Churn prediction is the flip side of CLV prediction for subscription businesses. The same behavioral signals that predict high CLV can also predict when a subscriber is likely to cancel. Decreasing engagement with emails, longer gaps between site visits, and reduced add-on purchases all precede cancellation by 2-4 weeks. Catching these signals early enables targeted retention interventions (personalized offers, product swaps, pause options) before the customer cancels.

Building the Model

Data requirements are straightforward for most DTC brands. You need customer-level transaction history going back at least 12 months (ideally 18-24), customer attributes captured at acquisition (source, device, location), post-purchase engagement data (email opens, site visits, support interactions), and for subscription brands, subscription status history (start date, plan changes, pause events, cancellation).

The modeling approach follows a standard supervised learning workflow. Define the target variable (12-month revenue per customer, calculated for historical cohorts), engineer features from the data available at prediction time (first purchase + 30 days of post-purchase behavior), train a gradient boosting model with cross-validation, and deploy as a scoring API that runs nightly on new customers who have reached the 30-day post-purchase mark.
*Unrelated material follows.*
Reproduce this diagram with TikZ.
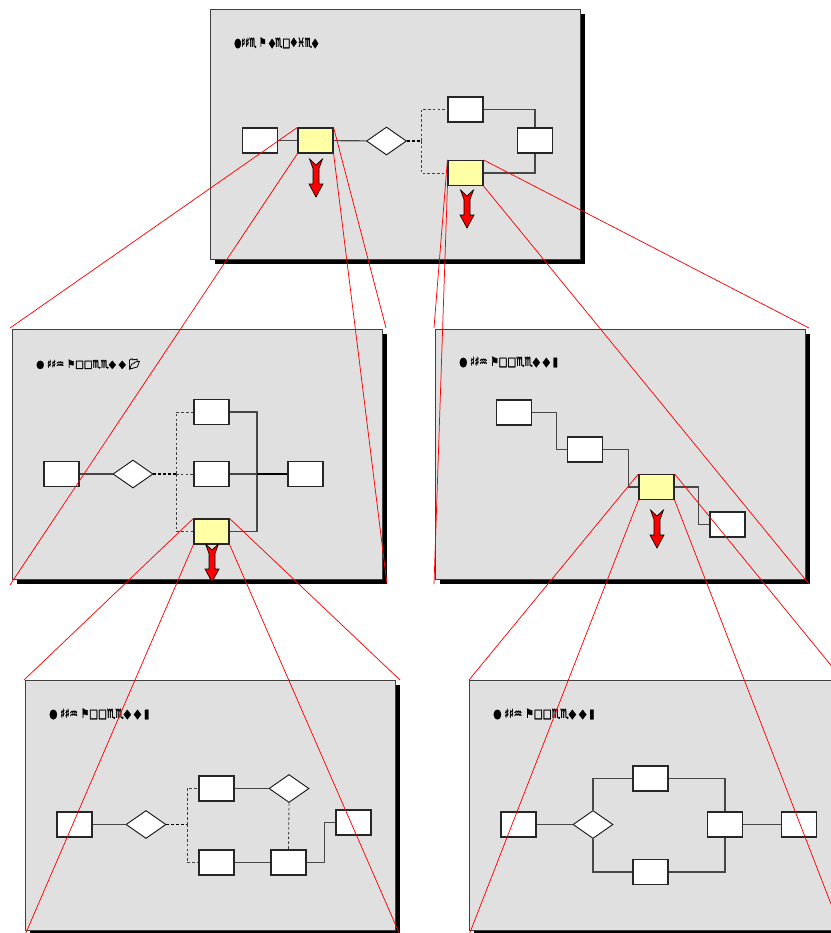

For DTC ecommerce brands, CLV prediction is one of those capabilities that pays increasing returns over time. The model improves as more customer histories accumulate, the marketing team gets better at acting on the predictions, and the compound effect of acquiring better customers and retaining them more effectively builds a healthier customer base quarter over quarter. The brands that started predicting CLV two years ago are now making acquisition and retention decisions with a precision that feels almost unfair compared to competitors still treating all customers identically.